Abstract

Pharmacological characteristics of native neuronal nicotinic acetylcholine receptor-mediated ion currents in mouse N1E-115 neuroblastoma cells have been investigated by superfusion of voltage clamped cells with known concentrations of the agonists acetylcholine, nicotine and cytisine, and the antagonists α-bungarotoxin and neuronal bungarotoxin. The sensitivity of the nicotinic acetylcholine receptor for agonists followed the agonist potency rank-order: nicotine ≈ acetylcholine ≫ cytisine. The EC 50 values of acetylcholine and nicotine are 78 μM and 76 μM, respectively. Equal concentrations of acetylcholine and nicotine induce inward currents with approximately the same peak amplitude, whereas cytisine induces much smaller inward currents. Acetylcholine-induced currents are unaffected by high concentrations of α-bungarotoxin.
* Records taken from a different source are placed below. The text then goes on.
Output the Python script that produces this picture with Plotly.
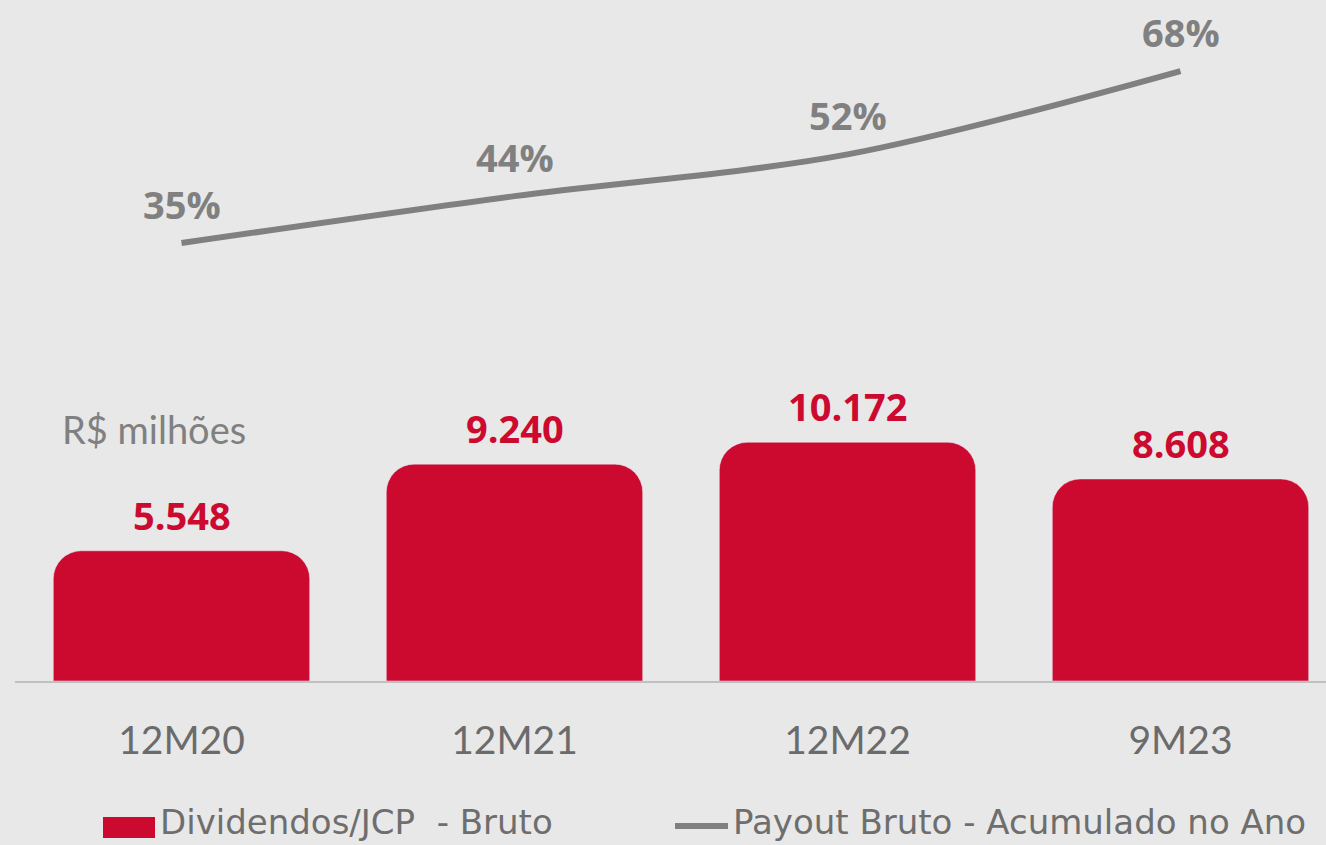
import plotly.graph_objects as go

categories = ["12M20", "12M21", "12M22", "9M23"]
dividendos = [5548, 9240, 10172, 8608]
dividendos_labels = ["5.548", "9.240", "10.172", "8.608"]
payout = [35, 44, 52, 68]
payout_labels = ["35%", "44%", "52%", "68%"]
legend_names = ["Dividendos/JCP\u00a0 - Bruto", "Payout Bruto - Acumulado no Ano"]

RED = "#cc0a2f"
GRAY_LINE = "#808080"
BG = "#e8e8e8"

W, H = 1326, 845
ML, MB = 15, 164
PW, PH = W - ML, H - MB


def px_x(p):
    return (p - ML) / PW


def px_y(p):
    return (PH - p) / PH


fig = go.Figure()
fig.add_trace(go.Bar(
    x=categories, y=dividendos, name=legend_names[0],
    marker=dict(color=RED, cornerradius=28), width=0.77,
    yaxis="y", showlegend=False,
))
fig.add_trace(go.Scatter(
    x=categories, y=payout, name=legend_names[1],
    mode="lines", line=dict(color=GRAY_LINE, width=6, shape="spline", smoothing=0.9),
    yaxis="y2", showlegend=False,
))

annotations = []
for c, v, t in zip(categories, dividendos, dividendos_labels):
    annotations.append(dict(x=c, y=v, xref="x", yref="y", text="<b>%s</b>" % t,
                            showarrow=False, yanchor="bottom", yshift=8,
                            font=dict(family="Open Sans", size=38, color=RED)))
for c, v, t in zip(categories, payout, payout_labels):
    annotations.append(dict(x=c, y=v, xref="x", yref="y2", text="<b>%s</b>" % t,
                            showarrow=False, yanchor="middle", yshift=39,
                            font=dict(family="Open Sans", size=38, color=GRAY_LINE)))
annotations.append(dict(x=px_x(60), y=px_y(429), xref="paper", yref="paper",
                        text="R$ milhões", showarrow=False, xanchor="left", yanchor="middle",
                        font=dict(family="Lato", size=38, color="#808080")))

# legend (drawn manually to match the reference symbol sizes)
annotations.append(dict(x=px_x(158), y=px_y(822), xref="paper", yref="paper",
                        text=legend_names[0], showarrow=False, xanchor="left", yanchor="middle",
                        font=dict(family="DejaVu Sans", size=34, color="#6e6e6e")))
annotations.append(dict(x=px_x(731), y=px_y(822), xref="paper", yref="paper",
                        text=legend_names[1], showarrow=False, xanchor="left", yanchor="middle",
                        font=dict(family="DejaVu Sans", size=34, color="#6e6e6e")))
shapes = [
    dict(type="rect", xref="paper", yref="paper", x0=px_x(103), x1=px_x(155),
         y0=px_y(838), y1=px_y(817), fillcolor=RED, line=dict(width=0), layer="above"),
    dict(type="line", xref="paper", yref="paper", x0=px_x(675), x1=px_x(728),
         y0=px_y(826), y1=px_y(826), line=dict(color=GRAY_LINE, width=6), layer="above"),
]

fig.update_layout(
    width=W, height=H,
    margin=dict(l=ML, r=0, t=0, b=MB),
    paper_bgcolor=BG, plot_bgcolor=BG,
    showlegend=False,
    xaxis=dict(range=[-0.5, -0.5 + PW / 333.0], showline=True, linecolor="#c0c0c0", linewidth=2,
               showgrid=False, zeroline=False, ticks="", ticklabelstandoff=24,
               tickfont=dict(family="Lato", size=39, color="#6b6b6b")),
    yaxis=dict(range=[0, PH / 0.02347], visible=False, showgrid=False, zeroline=False),
    yaxis2=dict(range=[-49.03, -49.03 + PH / 5.2121], overlaying="y", visible=False,
                showgrid=False, zeroline=False),
    annotations=annotations,
    shapes=shapes,
)

fig.write_html("out.html", config={"displayModeBar": False},
               post_script="document.body.style.margin='0';document.body.style.overflow='hidden';")
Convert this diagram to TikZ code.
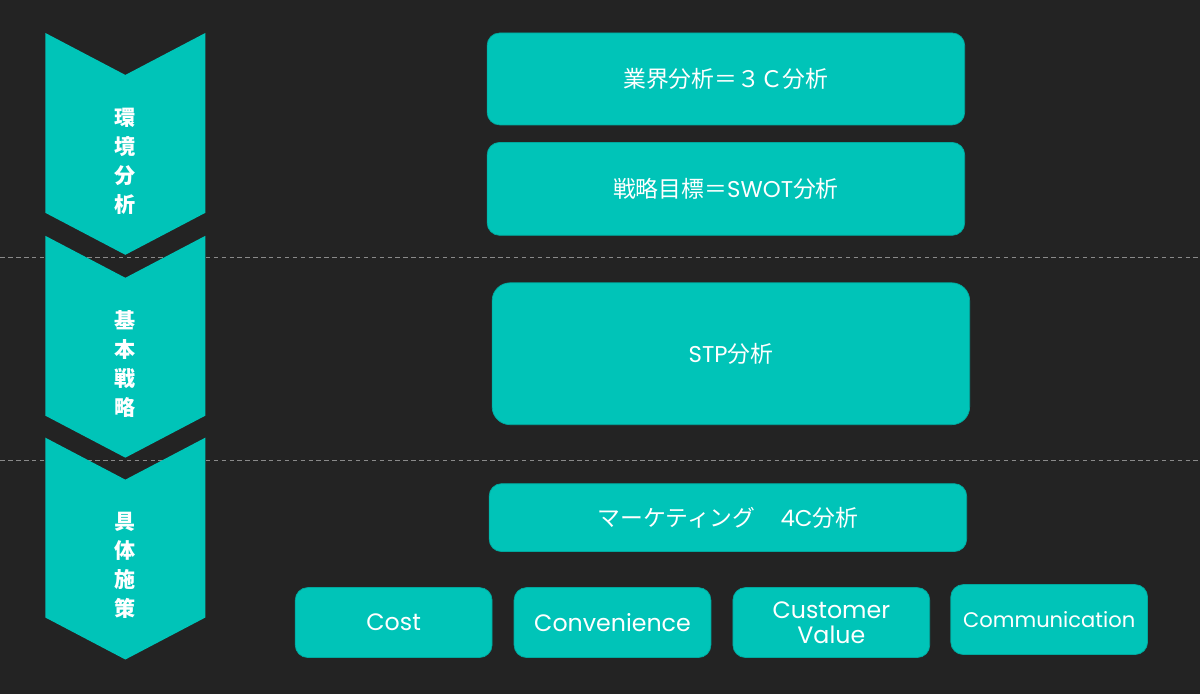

Conversely, at 10 and 90 nM neuronal bungarotoxin reduces the amplitude of the 1 mM acetylcholine-induced inward current to 47% and 11% of control values, respectively. Both the agonist potency rank-order and the differential sensitivity to snake toxins of nicotinic receptors in N1E-115 cells are consistent with the known pharmacological profile of α4β2 nicotinic receptors expressed in Xenopus oocytes and distinct from those of all other nicoonic acetylcholine receptors of known functional subunit compositions. All data indicate that the native nicotinic acetylcholine receptor in N1E-115 cells is an assembly of α4 and β2 subunits, the putative major subtype of nicotinic acetylcholine receptor in the brain.